Recently I attended the Cooperative Baptist Church of North Carolina’s General Assembly. I was honored to receive the Randall and Lou Lolley Scholarship for my theological education at Duke Divinity School. But I couldn’t help but feel more than just a scholarship recipient smiling on stage. I felt transformed.
The theme this year was transforming together. In my own life I have gone through a personal transformation denominationally speaking. Had you told me two years ago when I first started working for a Baptist church that I would be ordained by that congregation I would have laughed; I was a die-hard Methodist ready to make his mark on the little Baptist church in the mountains. Little did I know they’d leave their mark on me. Little did I know I would be transformed.
I have wrestled with my calling, with my identity, with what it means to be a Christian and a minister. I have served and failed, I have served and found joy. All in First Baptist Church of West Jefferson’s loving arms. I have found that I have capabilities that can only be God-given, and I have found that I have faults that need to be addressed. That’s what transformation does, it reveals to us our best and our worst, and ultimately God is working in it all.
You see, the idea of transforming together means that we are all changed. I’m reminded of the verse in Malachi: “For he is like a refiner’s fire and like fullers’ soap; he will sit as a refiner and purifier of silver, and he will purify the descendants of Levi and refine them like gold and silver, until they present offerings to the Lord in righteousness.” Refining and transforming aren’t the easiest business, and the Cooperative Baptist Fellowship as a whole knows this all too well.

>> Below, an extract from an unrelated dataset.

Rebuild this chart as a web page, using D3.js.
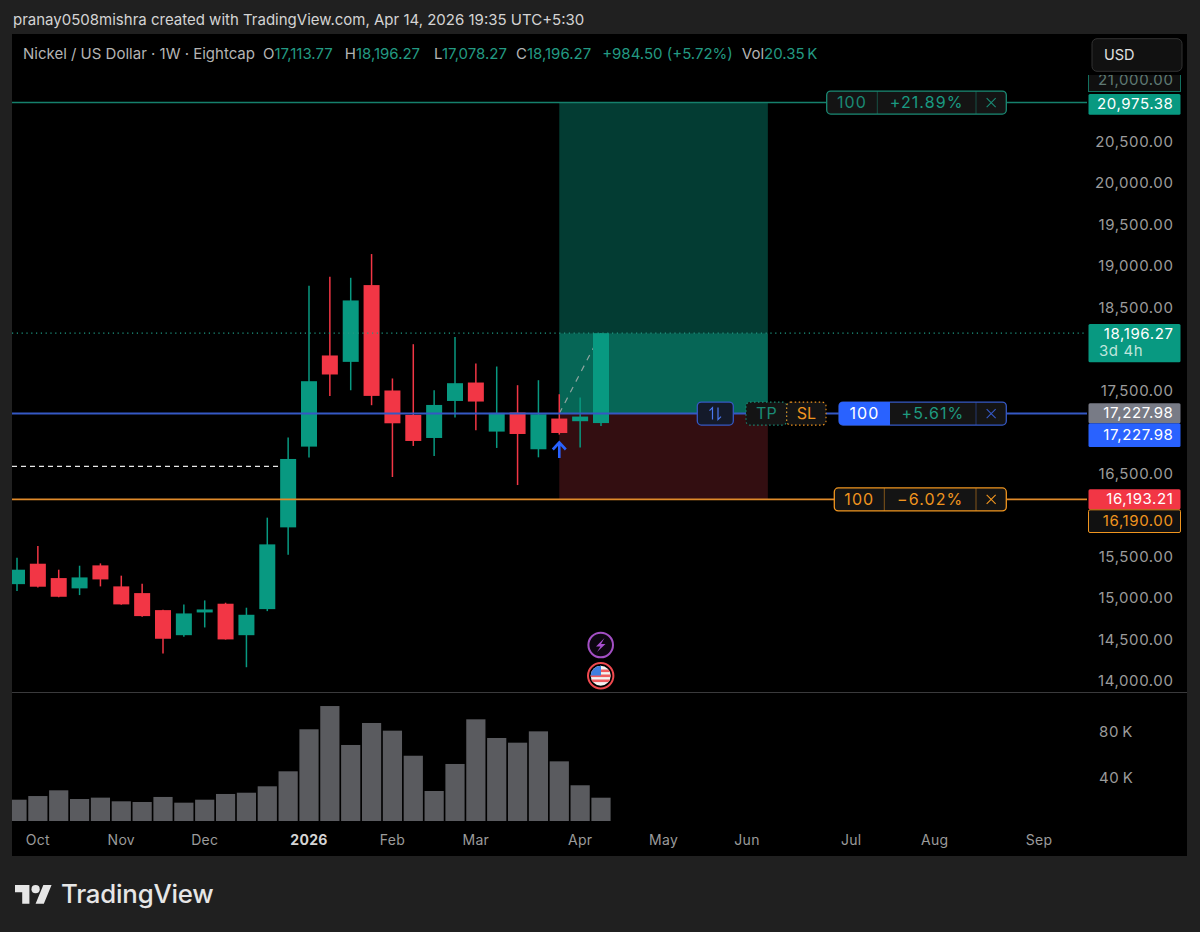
<!DOCTYPE html>
<html>
<head>
<meta charset="utf-8">
<title>Nickel / US Dollar</title>
<script src="https://cdn.jsdelivr.net/npm/d3@7"></script>
<style>
  html, body { margin: 0; padding: 0; background: #202020; }
  svg { display: block; font-family: Inter, "Liberation Sans", sans-serif; }
</style>
</head>
<body>
<svg id="chart" width="1200" height="932"></svg>
<script>
// Weekly candles
const opens = [15173,15419,15246,15122,15399,15146,15065,14860,14558,14832,14937,14558,14872,15857,16830,17928,17851,18776,17506,17212,16934,17380,17602,17011,17240,16798,17168,17136,17113.77];
const highs = [15492,15632,15347,15395,15423,15275,15178,14865,14929,14977,14949,14889,15974,16939,18767,18876,18864,19150,17651,18064,17509,18152,17831,17795,17570,17630,17461,17421,18196.27];
const lows = [15089,15134,15015,15041,15146,14925,14780,14338,14539,14651,14505,14172,14848,15528,16698,17441,17509,17329,16464,16838,16717,17180,17027,16814,16367,16701,16975,16818,17078.27];
const closes = [15347,15142,15021,15254,15230,14929,14788,14515,14820,14868,14507,14804,15652,16681,17618,17699,18591,17441,17111,16898,17332,17594,17373,17236,16982,17220,16994,17192,18196.27];
const volumes = [18.6,21.8,26.8,19.2,20.4,17.2,16.6,21.0,16.0,18.6,23.6,24.7,30.3,43.4,80.1,100.4,66.4,85.6,78.9,57.0,26.2,49.8,88.8,72.5,68.4,78.3,52.1,31.2,20.35];

const priceTicks = [20500,20000,19500,19000,18500,17500,16500,15500,15000,14500,14000];
const volumeTicks = [80,40];
const timeLabels = ["Oct","Nov","Dec","2026","Feb","Mar","Apr","May","Jun","Jul","Aug","Sep"];
const timeIndexes = [1,5,9,14,18,22,27,31,35,40,44,49];

const takeProfit = 20975.38;
const entry = 17227.98;
const stopLoss = 16193.21;
const lastPrice = 18196.27;
const oldLevel = 16593;
const entryBar = 26;
const exitBar = 36;

const GREEN = "#089981", RED = "#f23645", BLUE = "#2962ff", ORANGE = "#f0951f";
const fmt = d3.format(",.2f");

const svg = d3.select("#chart");
const x = d3.scaleLinear().domain([0, 28]).range([17, 601]);
const y = d3.scaleLinear().domain([14000, 21000]).range([681.5, 100.5]);
const yVol = d3.scaleLinear().domain([0, 80]).range([821, 729.4]);

// Panel
svg.append("rect").attr("x", 12).attr("y", 34).attr("width", 1175).attr("height", 822).attr("fill", "#000");
svg.append("rect").attr("x", 12).attr("y", 692).attr("width", 1175).attr("height", 1).attr("fill", "#3a3a3c");

svg.append("text").attr("x", 13).attr("y", 25).attr("fill", "#d4d4d4").attr("font-size", 15)
  .text("pranay0508mishra created with TradingView.com, Apr 14, 2026 19:35 UTC+5:30");

const defs = svg.append("defs");
defs.append("clipPath").attr("id", "plot").append("rect")
  .attr("x", 12).attr("y", 34).attr("width", 1175).attr("height", 822);
defs.append("clipPath").attr("id", "tickClip").append("rect")
  .attr("x", 1080).attr("y", 75).attr("width", 110).attr("height", 20);
defs.append("clipPath").attr("id", "flagClip").append("circle")
  .attr("cx", 600.7).attr("cy", 675.7).attr("r", 10);

// Position zones
const zones = svg.append("g");
const zone = (top, bottom, fill) => zones.append("rect")
  .attr("x", x(entryBar)).attr("width", x(exitBar) - x(entryBar))
  .attr("y", y(top)).attr("height", y(bottom) - y(top)).attr("fill", fill);
zone(takeProfit, lastPrice, "#033c33");
zone(lastPrice, entry, "#066656");
zone(entry, stopLoss, "#330e11");

// Old dashed level
svg.append("line").attr("x1", 12).attr("x2", x(13) - 7).attr("y1", y(oldLevel)).attr("y2", y(oldLevel))
  .attr("stroke", "#e8e8e8").attr("stroke-width", 1.3).attr("stroke-dasharray", "5 4");

// Projection line under the last candle
svg.append("line").attr("x1", x(entryBar)).attr("x2", x(28)).attr("y1", y(entry)).attr("y2", y(lastPrice))
  .attr("stroke", "#8fa5a0").attr("stroke-width", 1.2).attr("stroke-dasharray", "6 6");

// Candles
const idx = d3.range(opens.length);
const candles = svg.append("g").attr("clip-path", "url(#plot)");
const color = i => closes[i] >= opens[i] ? GREEN : RED;
candles.selectAll("line").data(idx).join("line")
  .attr("x1", i => x(i)).attr("x2", i => x(i))
  .attr("y1", i => y(highs[i])).attr("y2", i => y(lows[i]))
  .attr("stroke", color).attr("stroke-width", 1.5);
candles.selectAll("rect").data(idx).join("rect")
  .attr("x", i => x(i) - 8).attr("width", 16)
  .attr("y", i => y(Math.max(opens[i], closes[i])))
  .attr("height", i => Math.abs(y(opens[i]) - y(closes[i])))
  .attr("fill", color);

// Volume
svg.append("g").attr("clip-path", "url(#plot)").selectAll("rect").data(idx).join("rect")
  .attr("x", i => x(i) - 9.6).attr("width", 19.2)
  .attr("y", i => yVol(volumes[i]))
  .attr("height", i => yVol(0) - yVol(volumes[i]))
  .attr("fill", "#5a5b5f");

// Level lines
const level = (p, stroke, w, dash) => svg.append("line")
  .attr("x1", 12).attr("x2", 1087).attr("y1", y(p)).attr("y2", y(p))
  .attr("stroke", stroke).attr("stroke-width", w).attr("stroke-dasharray", dash || null);
level(lastPrice, "#1f9a84", 1.2, "1.2 3.6");
level(takeProfit, "#15806c", 1.5);
level(entry, "#3558c4", 2);
level(stopLoss, "#e08a2a", 1.7);

// Entry arrow
svg.append("path")
  .attr("d", `M${x(entryBar)} 458V443M${x(entryBar) - 6.5} 449.5L${x(entryBar)} 442.5L${x(entryBar) + 6.5} 449.5`)
  .attr("fill", "none").attr("stroke", BLUE).attr("stroke-width", 2.6);

// Price scale
const scaleText = (sel, px, py, fill, anchor) => sel.append("text")
  .attr("x", px).attr("y", py).attr("dy", "0.36em").attr("fill", fill)
  .attr("font-size", 15).attr("letter-spacing", 0.6).attr("text-anchor", anchor || "end");

priceTicks.forEach(t => scaleText(svg, 1173.5, y(t) - 0.5, "#9b9b9b").text(fmt(t)));
volumeTicks.forEach(t => scaleText(svg, 1099, yVol(t) + 2.5, "#9b9b9b", "start").text(t + "\u2009K"));

// 21,000 tick pushed up and cut by the currency box
const cut = svg.append("g").attr("clip-path", "url(#tickClip)");
cut.append("rect").attr("x", 1088.5).attr("y", 60).attr("width", 92).attr("height", 31.5)
  .attr("fill", "#101010").attr("stroke", "#12705f");
scaleText(cut, 1173.5, 79.5, "#5f7a74").text(fmt(21000));

// Price labels
const tag = (y0, y1, fill, stroke) => svg.append("rect")
  .attr("x", 1088.5).attr("width", 92).attr("y", y0).attr("height", y1 - y0).attr("rx", 1.5)
  .attr("fill", fill).attr("stroke", stroke || "none");

tag(94, 114.7, GREEN);
scaleText(svg, 1173.5, 104, "#fff").text(fmt(takeProfit));
tag(324, 362.3, GREEN);
scaleText(svg, 1173.5, 333.5, "#fff").text(fmt(lastPrice));
scaleText(svg, 1099, 351, "#bfe5dc", "start").text("3d 4h");
tag(403.3, 423.3, "#787b86");
scaleText(svg, 1173.5, 413, "#fff").text(fmt(entry));
tag(423.3, 447, BLUE);
scaleText(svg, 1173.5, 434.5, "#fff").text(fmt(entry));
tag(489.3, 509.3, RED);
scaleText(svg, 1173.5, 499, "#fff").text(fmt(stopLoss));
tag(509.8, 532.5, "#111", ORANGE);
scaleText(svg, 1173.5, 520.5, ORANGE).text(fmt(16190));

// Order pills
function pill(left, sep1, sep2, py, stroke, qty, pct, pctColor, qtyFill) {
  const top = y(py) - 11.5;
  const g = svg.append("g");
  g.append("rect").attr("x", left).attr("y", top).attr("width", 1006.3 - left).attr("height", 23)
    .attr("rx", 4).attr("fill", "#141414").attr("stroke", stroke).attr("stroke-width", 1.3);
  if (qtyFill) {
    g.append("path")
      .attr("d", `M${sep1} ${top}H${left + 4}a4 4 0 0 0 -4 4V${top + 19}a4 4 0 0 0 4 4H${sep1}Z`)
      .attr("fill", qtyFill);
  } else {
    g.append("line").attr("x1", sep1).attr("x2", sep1).attr("y1", top).attr("y2", top + 23)
      .attr("stroke", stroke).attr("stroke-opacity", 0.5);
  }
  g.append("line").attr("x1", sep2).attr("x2", sep2).attr("y1", top).attr("y2", top + 23)
    .attr("stroke", stroke).attr("stroke-opacity", 0.5);
  const label = (cx, txt, fill) => g.append("text").attr("x", cx).attr("y", y(py)).attr("dy", "0.36em")
    .attr("text-anchor", "middle").attr("font-size", 16).attr("letter-spacing", 1.1).attr("fill", fill).text(txt);
  label((left + sep1) / 2, qty, qtyFill ? "#fff" : stroke);
  label((sep1 + sep2) / 2, pct, pctColor);
  const cx = (sep2 + 1006.3) / 2, cy = y(py);
  g.append("path").attr("d", `M${cx - 4.5} ${cy - 4.5}L${cx + 4.5} ${cy + 4.5}M${cx + 4.5} ${cy - 4.5}L${cx - 4.5} ${cy + 4.5}`)
    .attr("stroke", stroke).attr("stroke-width", 1.1);
}
pill(826.7, 877.3, 976, takeProfit, "#1a8a74", "100", "+21.89%", "#1a9a82");
pill(839, 890, 976, entry, "#3558c4", "100", "+5.61%", "#1f9a80", BLUE);
pill(834.3, 884.3, 976, stopLoss, ORANGE, "100", "\u22126.02%", ORANGE);

// Reverse button and TP / SL chips
const midY = y(entry);
svg.append("rect").attr("x", 697.3).attr("y", midY - 11.5).attr("width", 36).attr("height", 23).attr("rx", 4)
  .attr("fill", "#141a2a").attr("stroke", "#3558c4").attr("stroke-width", 1.3);
svg.append("path")
  .attr("d", `M712.5 ${midY + 6}V${midY - 6}L709.5 ${midY - 3}M718 ${midY - 6}V${midY + 6}L721 ${midY + 3}`)
  .attr("fill", "none").attr("stroke", "#4a78f0").attr("stroke-width", 1.2);

const chip = (x0, x1, stroke, txt, dash) => {
  svg.append("rect").attr("x", x0).attr("y", midY - 11.5).attr("width", x1 - x0).attr("height", 23).attr("rx", 4)
    .attr("fill", "#141414").attr("stroke", stroke).attr("stroke-width", 1.1).attr("stroke-dasharray", dash);
  svg.append("text").attr("x", (x0 + x1) / 2).attr("y", midY).attr("dy", "0.36em").attr("text-anchor", "middle")
    .attr("font-size", 16).attr("fill", stroke).text(txt);
};
chip(746, 786.7, "#1a8a74", "TP", "1.5 2.5");
chip(786.7, 826, ORANGE, "SL", "1.5 2.5");

// Currency box
svg.append("rect").attr("x", 1092).attr("y", 38.7).attr("width", 90).attr("height", 32.6).attr("rx", 5)
  .attr("fill", "#111").attr("stroke", "#333");
svg.append("text").attr("x", 1104).attr("y", 55).attr("dy", "0.36em").attr("font-size", 14.5).attr("fill", "#e0e0e0").text("USD");

// Legend
const legendLabel = "#b4b4b4", legendValue = "#239a83";
const legend = svg.append("text").attr("x", 23).attr("y", 54).attr("dy", "0.36em").attr("font-size", 15);
const legendParts = [
  ["Nickel / US Dollar \u00b7 1W \u00b7 Eightcap", legendLabel, 0],
  ["O", legendLabel, 8], [fmt(opens[28]), legendValue, 0],
  ["H", legendLabel, 12], [fmt(highs[28]), legendValue, 0],
  ["L", legendLabel, 14], [fmt(lows[28]), legendValue, 0],
  ["C", legendLabel, 9], [fmt(closes[28]), legendValue, 0],
  ["+984.50 (+5.72%)", legendValue, 11],
  ["Vol", legendLabel, 9], ["20.35\u2009K", legendValue, 0]
];
legendParts.forEach(p => legend.append("tspan").attr("dx", p[2]).attr("fill", p[1]).text(p[0]));

// Event icons
svg.append("circle").attr("cx", 600.7).attr("cy", 645).attr("r", 12.3).attr("fill", "#0c0610")
  .attr("stroke", "#a34fc4").attr("stroke-width", 2);
svg.append("path").attr("d", "M604.5 638L596 646.5H600.5L597 652L605.5 644H601Z").attr("fill", "#a84fd0");

svg.append("circle").attr("cx", 600.7).attr("cy", 675.7).attr("r", 12.7).attr("fill", "#000")
  .attr("stroke", "#f0494f").attr("stroke-width", 2);
const flag = svg.append("g").attr("clip-path", "url(#flagClip)");
flag.append("rect").attr("x", 590).attr("y", 665).attr("width", 22).attr("height", 22).attr("fill", "#f2f2f2");
d3.range(3).forEach(k => flag.append("rect").attr("x", 590).attr("y", 669.5 + k * 5).attr("width", 22).attr("height", 2.6).attr("fill", "#ef5a5f"));
flag.append("rect").attr("x", 590).attr("y", 665).attr("width", 11).attr("height", 10.5).attr("fill", "#3f7fe0");

// Time axis
svg.append("g").selectAll("text").data(timeLabels).join("text")
  .attr("x", (d, i) => x(timeIndexes[i])).attr("y", 840).attr("dy", "0.36em")
  .attr("text-anchor", "middle").attr("font-size", 14).attr("letter-spacing", 0.3)
  .attr("font-weight", d => d === "2026" ? 700 : 400)
  .attr("fill", d => d === "2026" ? "#d4d4d4" : "#9b9b9b")
  .text(d => d);

// Footer logo
const logo = svg.append("g").attr("transform", "translate(15,881) scale(1.03)").attr("fill", "#e6e6e6");
logo.append("path").attr("d", "M14 22H7V11H0V4h14v18zM28 22h-8l7.5-18h8L28 22z");
logo.append("circle").attr("cx", 20).attr("cy", 8).attr("r", 4);
svg.append("text").attr("x", 61).attr("y", 903).attr("font-size", 25.8).attr("font-weight", 500)
  .attr("letter-spacing", -0.2).attr("fill", "#e6e6e6").text("TradingView");
</script>
</body>
</html>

But one thing we do know is that transformation is worth it, because we maintain our integrity and our faith in the hope that Jesus offers us.

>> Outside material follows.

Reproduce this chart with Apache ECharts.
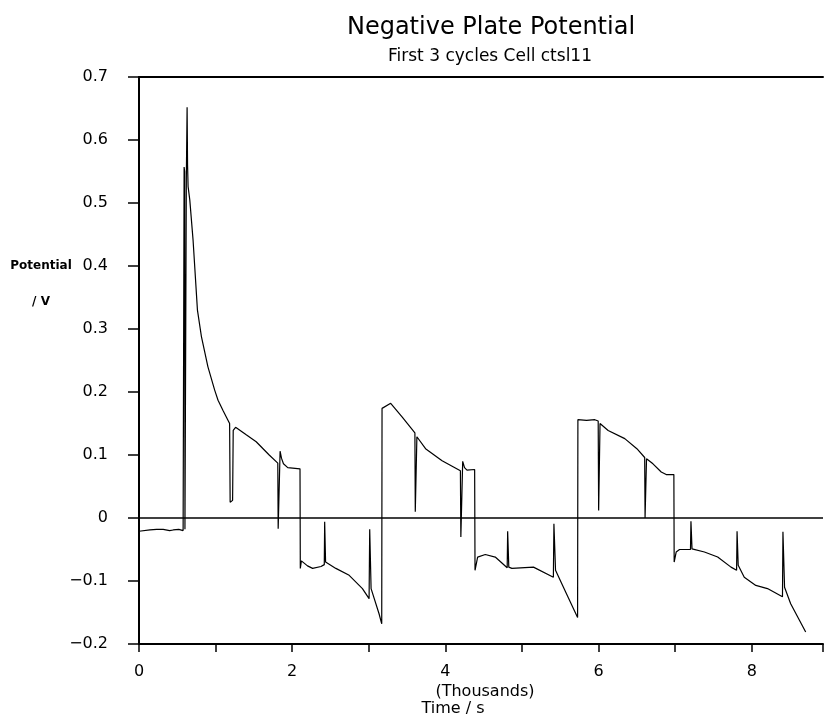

Every church and every denomination has the opportunity to transform. It is through transformation that we are given new life and resurrection. Give it a chance, allow God to work in your life and in the life of your church and there you will find the eternal grace of God. You will find the hope of transformation is intrinsic in the fabric of all that God gives us, that’s the point of our faith and the community we call church. Thanks be to God that we can transform together.